Oak Creek, Aurora, Tucson: hasard du calendrier, ces trois fusillades meurtrières font l'actualité cette semaine aux États-Unis. Mais peu d'Américains semblent prêts à l'«examen de conscience» sur les moyens de réduire la violence demandé par Barack Obama.

«Les Américains ne sont pas prêts à un examen de conscience concernant les armes», indique à l'AFP Jeffrey Reiman, professeur de philosophie à l'American University de Washington: «Ils se sont déjà faits leur opinion», comme en témoignent les 258 millions d'armes dans le pays détenues par des personnes privées.

Lundi, au lendemain de la fusillade qui a fait 7 morts - dont le tireur présumé, un néonazi - dans un temple sikh d'Oak Creek, dans le Wisconsin, après avoir présenté ses condoléances et évoqué des événements «terribles et tragiques (qui) arrivent trop fréquemment», le président américain avait appelé à un «examen de conscience» pour trouver comment réduire la violence.

À peine quinze jours auparavant, 12 personnes avaient déjà été tuées dans un cinéma d'Aurora par un jeune homme de 24 ans, James Holmes. Une nouvelle audience devant la justice est prévue jeudi.

Hasard du calendrier, un autre jeune homme, accusé d'avoir tué en janvier 2011 six personnes à Tucson - une attaque au cours de laquelle l'élue Gabrielle Giffords avait été grièvement blessée - était présenté mardi devant la justice.

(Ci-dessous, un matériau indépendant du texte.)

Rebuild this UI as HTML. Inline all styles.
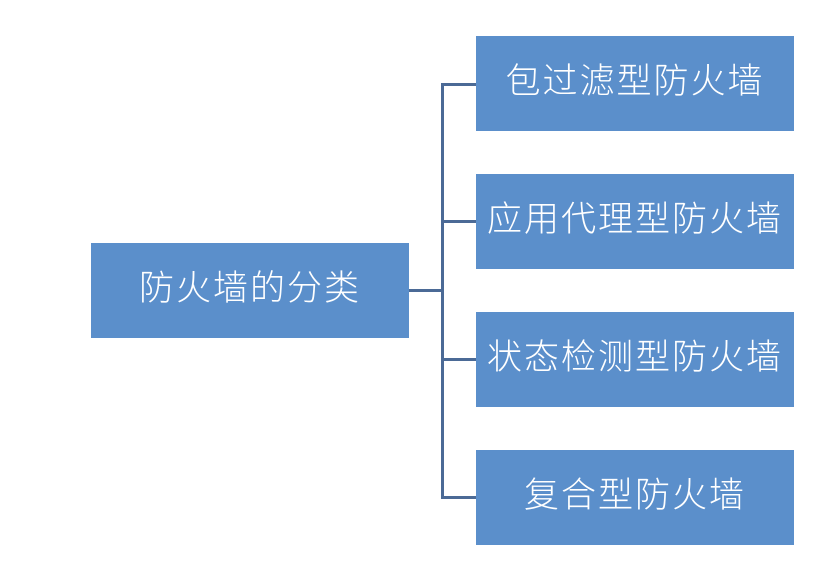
<!DOCTYPE html>
<html><head><meta charset="utf-8"><style>
body{margin:0;width:837px;height:561px;background:#fff;position:relative;overflow:hidden;font-family:"Liberation Sans","Noto Sans CJK SC",sans-serif}
.b{position:absolute;background:#5b8fcb;color:#fff;font-size:35px;font-weight:300;display:flex;align-items:center;justify-content:center;width:318px;height:95px;letter-spacing:2px;line-height:1;padding-bottom:4px;box-sizing:border-box}
.l{position:absolute;background:#4b6a96}
</style></head><body>
<div class="b" style="left:91px;top:243px">防火墙的分类</div>
<div class="b" style="left:476px;top:36px">包过滤型防火墙</div>
<div class="b" style="left:476px;top:174px">应用代理型防火墙</div>
<div class="b" style="left:476px;top:312px">状态检测型防火墙</div>
<div class="b" style="left:476px;top:450px">复合型防火墙</div>
<div class="l" style="left:409px;top:289px;width:34px;height:3px"></div>
<div class="l" style="left:441px;top:83px;width:3px;height:416px"></div>
<div class="l" style="left:441px;top:83px;width:35px;height:3px"></div>
<div class="l" style="left:441px;top:220px;width:35px;height:3px"></div>
<div class="l" style="left:441px;top:358px;width:35px;height:3px"></div>
<div class="l" style="left:441px;top:496px;width:35px;height:3px"></div>
</body></html>
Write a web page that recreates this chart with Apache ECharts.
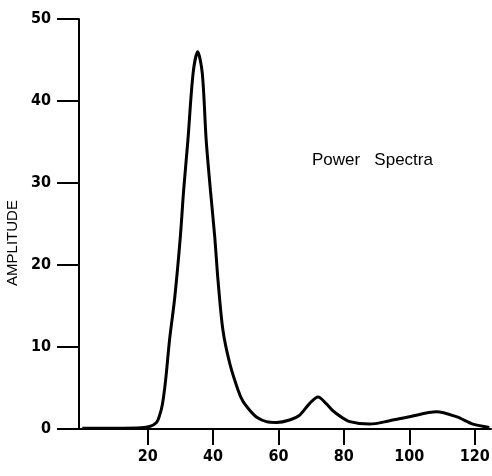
<!DOCTYPE html>
<html>
<head>
<meta charset="utf-8">
<script src="https://cdn.jsdelivr.net/npm/echarts@6/dist/echarts.min.js"></script>
<style>
  html, body { margin: 0; padding: 0; background: #fff; }
  #main { width: 492px; height: 476px; }
</style>
</head>
<body>
<div id="main"></div>
<script>
// frequency (x) and amplitude
const freq = [0, 10, 18, 20.6, 22.7, 23.6, 24.5, 25.5, 26.7, 28.3, 30, 31, 32.3, 33.9, 35.3,
  36.7, 37.9, 39.2, 40.5, 41.5, 43, 45.1, 47.6, 49.1, 51.2, 53.5, 56.3, 59.4, 63.4, 66.5, 69.5, 72.1,
  74.6, 76.7, 78.7, 81.8, 87.9, 94, 100.1, 108.3, 114.4, 119.5, 124.5];
const amplitude = [0.1, 0.1, 0.15, 0.3, 0.8, 1.6, 3.0, 6.0, 10.9, 16.1, 23.5, 29.1, 35.2, 43.4, 46.0,
  43.4, 35.2, 29.1, 23.5, 18.2, 12.1, 8.0, 4.8, 3.4, 2.3, 1.4, 0.9, 0.8, 1.1, 1.7, 3.1, 3.9,
  3.1, 2.2, 1.6, 0.9, 0.6, 1.0, 1.5, 2.1, 1.5, 0.6, 0.2];
const xTicks = [20, 40, 60, 80, 100, 120];
const yTicks = [0, 10, 20, 30, 40, 50];

const points = freq.map((f, i) => [f, amplitude[i]]);
const labelFont = "'Liberation Sans Narrow', 'DejaVu Sans Condensed', 'Liberation Sans', sans-serif";

const chart = echarts.init(document.getElementById('main'));
const option = {
  animation: false,
  title: {
    text: 'Power   Spectra',
    left: 307,
    top: 147,
    textStyle: { fontFamily: 'Liberation Sans', fontSize: 17, fontWeight: 'normal', color: '#000' }
  },
  grid: { left: 79, right: 1, top: 19, bottom: 47, outerBoundsMode: 'none' },
  xAxis: {
    type: 'value',
    min: -1,
    max: 125,
    splitLine: { show: false },
    axisLine: { lineStyle: { color: '#000', width: 2 } },
    axisTick: { customValues: xTicks, length: 16, lineStyle: { color: '#000', width: 2 } },
    axisLabel: {
      customValues: xTicks,
      margin: 20,
      color: '#000',
      fontFamily: labelFont,
      fontWeight: 'bold',
      fontSize: 16
    }
  },
  yAxis: {
    type: 'value',
    min: yTicks[0],
    max: yTicks[yTicks.length - 1],
    interval: 10,
    name: 'AMPLITUDE',
    nameLocation: 'middle',
    nameGap: 55,
    nameTextStyle: { fontFamily: 'Liberation Sans', fontSize: 15, color: '#000', padding: [0, 38, 0, 0] },
    splitLine: { show: false },
    axisLine: { onZero: false, lineStyle: { color: '#000', width: 2 } },
    axisTick: { length: 22, lineStyle: { color: '#000', width: 2 } },
    axisLabel: {
      margin: 28,
      color: '#000',
      fontFamily: labelFont,
      fontWeight: 'bold',
      fontSize: 16
    }
  },
  series: [{
    type: 'line',
    data: points,
    smooth: 0.3,
    showSymbol: false,
    lineStyle: { color: '#000', width: 3 }
  }]
};
chart.setOption(option);
</script>
</body>
</html>
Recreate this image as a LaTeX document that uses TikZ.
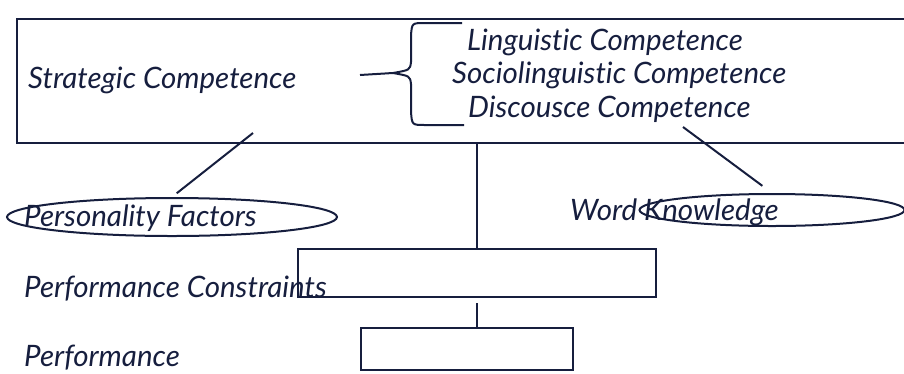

Et d'anciennes tueries particulièrement marquantes, comme celles survenues dans l'université de Virginia Tech (32 morts) en 2007 ou au lycée de Columbine (12 morts) en 1999, sont toujours présentes à l'esprit des Américains.

À chaque fois, la question du droit à porter des armes dans un pays où il est garanti par le deuxième amendement de la Constitution divise.

Près de 2000 usines de munitions aux États-Unis

«Ce n'est pas un examen de conscience qui va arrêter les tueurs en série. Ce n'est pas d'examen de conscience dont nous avons besoin, mais de meilleures lois sur les armes», affirme à l'AFP Adam Winkler, professeur de droit à l'université de Los Angeles.

«Il faut des garde-fous plus efficaces, cela n'empêchera pas les fous furieux de tuer en masse, mais cela peut réduire la violence par arme à feu qui est le fléau quotidien des villes américaines», dit-il.

Selon un sondage Gallup d'octobre 2011, 47% des Américains affirmaient alors détenir une arme chez eux, le chiffre le plus élevé en 20 ans et, à 26%, le nombre de personnes en faveur d'une interdiction n'avait jamais été aussi bas.

Selon le magazine Time citant des chiffres officiels, la fabrication de munitions est «une affaire qui marche de mieux en mieux», en croissance de 27% depuis début 2010 avec 1.996 usines recensées en mai.

Pour répondre à M. Obama, les internautes multipliaient les commentaires ces dernières heures sur les sites des journaux, divisés sur la question du port d'armes, mais unanimes dans la critique de l'appel du président.

M. Obama «veut nous enlever le droit de porter des armes comme ça, seuls ceux qui font des boulots de dingues et les criminels règneront sur les gens sans défense», estime William Molnar de Floride, sur le site de USA Today.

Sean Hamilton, de Boston, «n'a pas besoin d'examen de conscience. Ces fusillades sont des incidents isolés. Ce n'est la faute que des tueurs».

«Combien va-t-il falloir de tueries pour que nos dirigeants politiques disent quelque chose d'autre que l'équivalent d'une carte de condoléances?», demande au contraire «dwk» de Los Angeles sur le site du New York Times. «Sherman», de Californie, remarque que le mot «armes» n'a pas été prononcé.

«Il y a eu des tragédies avant, et cela n'a rien changé», dit M. Reiman, «on ne doit pas s'attendre à un quelconque examen de conscience, à de nouvelles attitudes ou de nouvelles lois. Le public va oublier jusqu'à la prochaine fusillade», dit-il.